The Business Model Canvas (BMC) gives you the structure of a business plan without the overhead and the improvisation of a ‘back of the napkin’ sketch without  the fuzziness (and coffee rings).

The Canvas has nine elements:
Business-Model-Canvas-Annoted-760

Key Partners Key Activities Key Resources Value Propositions Customer Segments Customer Relationships Channels Revenue Streams Cost Structure

Together these elements provide a pretty coherent view of a business’ key drivers–

  1. Customer Segments: Who are the customers? What do they think? See? Feel? Do?
  2. Value Propositions: What’s compelling about the proposition? Why do customers buy, use?
  3. Channels: How are these propositions promoted, sold and delivered? Why? Is it working?
  4. Customer Relationships: How do you interact with the customer through their ‘journey’?
  5. Revenue Streams: How does the business earn revenue from the value propositions?
  6. Key Activities: What uniquely strategic things does the business do to deliver its proposition?
  7. Key Resources: What unique strategic assets must the business have to compete?
  8. Key Partnerships: What can the company not do so it can focus on its Key Activities?
  9. Cost Structure: What are the business’ major cost drivers? How are they linked to revenue?

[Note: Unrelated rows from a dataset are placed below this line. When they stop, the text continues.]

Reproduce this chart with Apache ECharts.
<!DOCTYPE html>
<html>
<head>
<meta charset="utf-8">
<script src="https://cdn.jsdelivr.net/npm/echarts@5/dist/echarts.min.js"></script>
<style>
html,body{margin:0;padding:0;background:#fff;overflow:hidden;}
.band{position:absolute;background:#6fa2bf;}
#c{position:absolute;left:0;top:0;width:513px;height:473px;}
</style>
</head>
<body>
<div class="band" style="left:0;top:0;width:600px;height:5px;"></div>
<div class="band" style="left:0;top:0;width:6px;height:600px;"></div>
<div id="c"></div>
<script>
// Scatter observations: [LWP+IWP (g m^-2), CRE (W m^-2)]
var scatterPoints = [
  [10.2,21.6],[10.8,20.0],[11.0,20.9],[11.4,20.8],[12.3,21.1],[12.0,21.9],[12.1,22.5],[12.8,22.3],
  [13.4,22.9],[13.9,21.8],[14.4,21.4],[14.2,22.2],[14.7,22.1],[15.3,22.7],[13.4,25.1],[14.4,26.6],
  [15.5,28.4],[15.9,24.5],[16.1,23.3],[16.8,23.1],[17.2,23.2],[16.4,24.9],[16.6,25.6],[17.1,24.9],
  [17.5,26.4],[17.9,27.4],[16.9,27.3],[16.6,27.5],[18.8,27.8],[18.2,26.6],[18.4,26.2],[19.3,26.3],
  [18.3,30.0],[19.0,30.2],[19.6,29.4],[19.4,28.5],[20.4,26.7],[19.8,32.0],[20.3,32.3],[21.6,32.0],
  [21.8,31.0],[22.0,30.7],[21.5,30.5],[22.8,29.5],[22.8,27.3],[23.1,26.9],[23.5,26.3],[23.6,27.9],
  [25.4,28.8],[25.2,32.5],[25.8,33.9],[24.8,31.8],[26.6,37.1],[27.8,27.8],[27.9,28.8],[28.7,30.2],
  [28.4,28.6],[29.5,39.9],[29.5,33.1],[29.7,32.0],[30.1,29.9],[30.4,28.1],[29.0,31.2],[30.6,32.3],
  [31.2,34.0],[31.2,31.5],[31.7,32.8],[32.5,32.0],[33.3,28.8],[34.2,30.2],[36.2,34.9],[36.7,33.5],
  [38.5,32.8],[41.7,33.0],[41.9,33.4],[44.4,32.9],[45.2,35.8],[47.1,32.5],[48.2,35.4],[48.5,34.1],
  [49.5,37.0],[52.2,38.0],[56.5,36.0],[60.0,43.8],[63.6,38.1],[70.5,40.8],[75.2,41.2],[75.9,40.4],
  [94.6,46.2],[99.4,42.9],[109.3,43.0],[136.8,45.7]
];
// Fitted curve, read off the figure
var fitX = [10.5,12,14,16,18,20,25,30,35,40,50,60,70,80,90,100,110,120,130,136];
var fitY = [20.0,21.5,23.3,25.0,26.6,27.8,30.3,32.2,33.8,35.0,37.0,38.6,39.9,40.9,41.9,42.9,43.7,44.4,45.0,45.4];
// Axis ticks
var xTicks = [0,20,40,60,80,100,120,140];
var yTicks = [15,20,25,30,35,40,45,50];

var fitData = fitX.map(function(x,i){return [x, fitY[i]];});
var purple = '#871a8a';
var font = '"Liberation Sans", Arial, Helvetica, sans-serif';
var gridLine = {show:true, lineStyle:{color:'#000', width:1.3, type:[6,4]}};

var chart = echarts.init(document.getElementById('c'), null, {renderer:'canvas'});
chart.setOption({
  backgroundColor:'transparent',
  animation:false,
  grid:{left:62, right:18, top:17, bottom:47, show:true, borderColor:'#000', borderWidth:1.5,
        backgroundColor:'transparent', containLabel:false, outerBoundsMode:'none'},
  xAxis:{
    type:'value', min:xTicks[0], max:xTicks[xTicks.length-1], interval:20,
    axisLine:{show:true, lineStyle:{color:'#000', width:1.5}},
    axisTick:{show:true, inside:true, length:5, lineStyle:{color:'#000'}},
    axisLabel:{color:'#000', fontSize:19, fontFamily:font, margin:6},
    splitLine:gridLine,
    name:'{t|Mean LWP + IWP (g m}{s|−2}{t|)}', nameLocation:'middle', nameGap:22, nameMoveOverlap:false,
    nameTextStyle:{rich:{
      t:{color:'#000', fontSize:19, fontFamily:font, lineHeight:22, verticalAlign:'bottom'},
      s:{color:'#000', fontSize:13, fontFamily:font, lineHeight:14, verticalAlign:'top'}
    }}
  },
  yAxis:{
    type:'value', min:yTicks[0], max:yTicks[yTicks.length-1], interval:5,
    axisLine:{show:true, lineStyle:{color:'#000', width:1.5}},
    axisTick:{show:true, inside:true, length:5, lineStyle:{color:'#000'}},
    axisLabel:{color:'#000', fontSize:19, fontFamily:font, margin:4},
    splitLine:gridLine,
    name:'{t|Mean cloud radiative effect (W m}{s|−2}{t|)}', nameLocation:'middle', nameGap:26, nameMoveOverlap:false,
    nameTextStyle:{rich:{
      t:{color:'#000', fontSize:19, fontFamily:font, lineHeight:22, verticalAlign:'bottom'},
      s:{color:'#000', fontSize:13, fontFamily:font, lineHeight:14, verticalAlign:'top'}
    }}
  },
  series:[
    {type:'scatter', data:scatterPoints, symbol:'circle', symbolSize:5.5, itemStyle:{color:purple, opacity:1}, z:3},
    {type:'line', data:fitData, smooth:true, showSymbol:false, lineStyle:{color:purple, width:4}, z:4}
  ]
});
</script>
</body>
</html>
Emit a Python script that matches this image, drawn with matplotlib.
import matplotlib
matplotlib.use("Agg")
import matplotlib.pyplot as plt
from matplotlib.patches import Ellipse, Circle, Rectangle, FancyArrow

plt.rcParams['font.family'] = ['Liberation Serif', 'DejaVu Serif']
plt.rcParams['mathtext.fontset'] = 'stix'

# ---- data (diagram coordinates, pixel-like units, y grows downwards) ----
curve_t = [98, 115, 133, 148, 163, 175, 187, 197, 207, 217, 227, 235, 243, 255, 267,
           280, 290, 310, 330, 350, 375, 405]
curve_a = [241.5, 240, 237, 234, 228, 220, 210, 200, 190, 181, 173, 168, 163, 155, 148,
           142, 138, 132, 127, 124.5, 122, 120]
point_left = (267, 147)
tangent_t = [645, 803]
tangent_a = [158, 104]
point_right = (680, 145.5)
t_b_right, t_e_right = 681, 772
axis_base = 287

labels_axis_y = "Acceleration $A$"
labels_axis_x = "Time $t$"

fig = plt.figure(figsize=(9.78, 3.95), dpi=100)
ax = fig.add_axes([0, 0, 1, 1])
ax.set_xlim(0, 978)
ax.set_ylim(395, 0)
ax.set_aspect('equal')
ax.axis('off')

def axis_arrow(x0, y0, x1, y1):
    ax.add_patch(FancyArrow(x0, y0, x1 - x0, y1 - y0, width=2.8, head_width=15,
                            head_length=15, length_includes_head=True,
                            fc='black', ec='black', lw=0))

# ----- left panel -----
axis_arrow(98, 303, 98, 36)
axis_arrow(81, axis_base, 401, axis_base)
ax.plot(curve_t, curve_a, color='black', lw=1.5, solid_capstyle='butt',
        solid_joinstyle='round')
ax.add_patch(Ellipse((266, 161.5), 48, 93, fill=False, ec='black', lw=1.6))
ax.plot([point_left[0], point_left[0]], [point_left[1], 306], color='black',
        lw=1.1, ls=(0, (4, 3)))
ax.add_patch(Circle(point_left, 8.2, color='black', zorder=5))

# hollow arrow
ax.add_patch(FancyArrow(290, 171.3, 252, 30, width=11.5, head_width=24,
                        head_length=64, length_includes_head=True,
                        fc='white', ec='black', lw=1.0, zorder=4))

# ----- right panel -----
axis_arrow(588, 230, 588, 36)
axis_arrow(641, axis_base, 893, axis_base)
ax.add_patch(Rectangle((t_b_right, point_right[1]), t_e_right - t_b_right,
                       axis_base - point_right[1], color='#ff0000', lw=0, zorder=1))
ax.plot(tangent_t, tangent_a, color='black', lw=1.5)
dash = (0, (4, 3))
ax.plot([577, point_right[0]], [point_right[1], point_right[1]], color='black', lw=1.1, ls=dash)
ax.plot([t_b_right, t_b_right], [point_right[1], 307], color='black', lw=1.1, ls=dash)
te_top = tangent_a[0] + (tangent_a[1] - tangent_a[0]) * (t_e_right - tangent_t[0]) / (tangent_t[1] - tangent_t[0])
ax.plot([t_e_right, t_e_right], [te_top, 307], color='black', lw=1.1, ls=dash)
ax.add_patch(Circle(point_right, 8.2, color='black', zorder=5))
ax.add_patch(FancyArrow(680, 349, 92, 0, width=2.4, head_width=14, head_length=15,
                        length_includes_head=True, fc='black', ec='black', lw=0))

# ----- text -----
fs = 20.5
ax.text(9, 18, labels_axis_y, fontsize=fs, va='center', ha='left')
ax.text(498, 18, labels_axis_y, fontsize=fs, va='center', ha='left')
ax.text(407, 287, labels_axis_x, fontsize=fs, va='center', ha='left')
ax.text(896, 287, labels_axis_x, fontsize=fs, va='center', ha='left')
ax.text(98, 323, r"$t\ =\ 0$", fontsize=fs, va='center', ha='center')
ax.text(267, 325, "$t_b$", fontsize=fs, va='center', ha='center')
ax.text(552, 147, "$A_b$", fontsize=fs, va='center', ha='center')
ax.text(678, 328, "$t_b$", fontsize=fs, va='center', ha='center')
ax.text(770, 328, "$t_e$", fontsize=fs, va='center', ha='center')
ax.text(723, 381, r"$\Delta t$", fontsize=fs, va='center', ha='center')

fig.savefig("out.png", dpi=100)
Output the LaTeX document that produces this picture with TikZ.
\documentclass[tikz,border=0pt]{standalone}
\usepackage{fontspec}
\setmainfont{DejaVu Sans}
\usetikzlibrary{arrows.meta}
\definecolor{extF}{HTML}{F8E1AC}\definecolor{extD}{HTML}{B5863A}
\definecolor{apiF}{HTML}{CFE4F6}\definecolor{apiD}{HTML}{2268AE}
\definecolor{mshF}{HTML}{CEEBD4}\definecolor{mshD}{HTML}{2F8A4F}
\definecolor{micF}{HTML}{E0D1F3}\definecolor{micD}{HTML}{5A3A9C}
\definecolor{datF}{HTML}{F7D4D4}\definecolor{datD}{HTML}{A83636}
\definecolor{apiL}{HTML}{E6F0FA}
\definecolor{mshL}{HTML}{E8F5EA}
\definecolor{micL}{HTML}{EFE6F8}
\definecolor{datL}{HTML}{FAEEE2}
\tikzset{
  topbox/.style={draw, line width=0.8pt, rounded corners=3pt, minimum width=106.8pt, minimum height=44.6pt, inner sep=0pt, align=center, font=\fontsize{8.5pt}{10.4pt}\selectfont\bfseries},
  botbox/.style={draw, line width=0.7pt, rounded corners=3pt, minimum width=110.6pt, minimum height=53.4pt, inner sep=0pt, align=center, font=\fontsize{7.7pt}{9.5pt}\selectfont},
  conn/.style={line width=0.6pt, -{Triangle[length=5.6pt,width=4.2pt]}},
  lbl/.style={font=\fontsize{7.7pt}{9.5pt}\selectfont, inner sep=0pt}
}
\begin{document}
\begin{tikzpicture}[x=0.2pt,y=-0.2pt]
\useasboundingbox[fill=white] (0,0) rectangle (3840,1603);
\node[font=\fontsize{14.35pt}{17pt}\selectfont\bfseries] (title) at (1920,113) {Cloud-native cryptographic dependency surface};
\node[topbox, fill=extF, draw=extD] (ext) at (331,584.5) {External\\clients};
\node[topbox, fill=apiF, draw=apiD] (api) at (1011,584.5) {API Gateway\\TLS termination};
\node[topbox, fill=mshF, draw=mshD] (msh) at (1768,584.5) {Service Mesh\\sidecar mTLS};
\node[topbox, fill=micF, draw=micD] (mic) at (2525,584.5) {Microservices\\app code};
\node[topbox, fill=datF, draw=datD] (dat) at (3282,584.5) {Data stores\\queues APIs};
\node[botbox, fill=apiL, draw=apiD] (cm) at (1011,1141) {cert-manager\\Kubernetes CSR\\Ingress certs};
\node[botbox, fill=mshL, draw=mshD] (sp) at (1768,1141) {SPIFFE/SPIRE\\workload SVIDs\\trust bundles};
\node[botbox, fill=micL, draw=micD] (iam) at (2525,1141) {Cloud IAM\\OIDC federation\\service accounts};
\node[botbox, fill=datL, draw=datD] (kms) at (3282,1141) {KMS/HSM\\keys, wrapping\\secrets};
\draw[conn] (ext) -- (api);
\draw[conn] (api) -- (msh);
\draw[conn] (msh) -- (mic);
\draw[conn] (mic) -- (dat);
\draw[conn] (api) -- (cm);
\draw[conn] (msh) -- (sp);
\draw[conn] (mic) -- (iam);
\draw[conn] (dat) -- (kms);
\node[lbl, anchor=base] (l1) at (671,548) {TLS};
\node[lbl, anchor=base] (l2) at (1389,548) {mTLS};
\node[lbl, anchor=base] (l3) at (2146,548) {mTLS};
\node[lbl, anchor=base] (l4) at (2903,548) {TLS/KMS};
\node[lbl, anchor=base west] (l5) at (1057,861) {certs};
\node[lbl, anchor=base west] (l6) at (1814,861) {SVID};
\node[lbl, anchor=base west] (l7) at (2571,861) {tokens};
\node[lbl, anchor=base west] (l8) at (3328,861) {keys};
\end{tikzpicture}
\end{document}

The Canvas is popular with entrepreneurs and intrapreneurs for business model innovation. Fundamentally, I find it delivers three things:

  1. Focus: Stripping away the 40+ pages of ‘stuff’ in a traditional business plan, I’ve seen users of the BMC improve their clarify and focus on what’s driving the business (and what’s non-core and getting in the way).
  2. Flexibility: It’s alot easier to tweak the model and try things (from a planning perspective) with something that’s sitting on a single page.
  3. Transparency: Your team will have a much easier time understanding your business model and be much more likely to buy in to your vision when it’s laid out on a single page.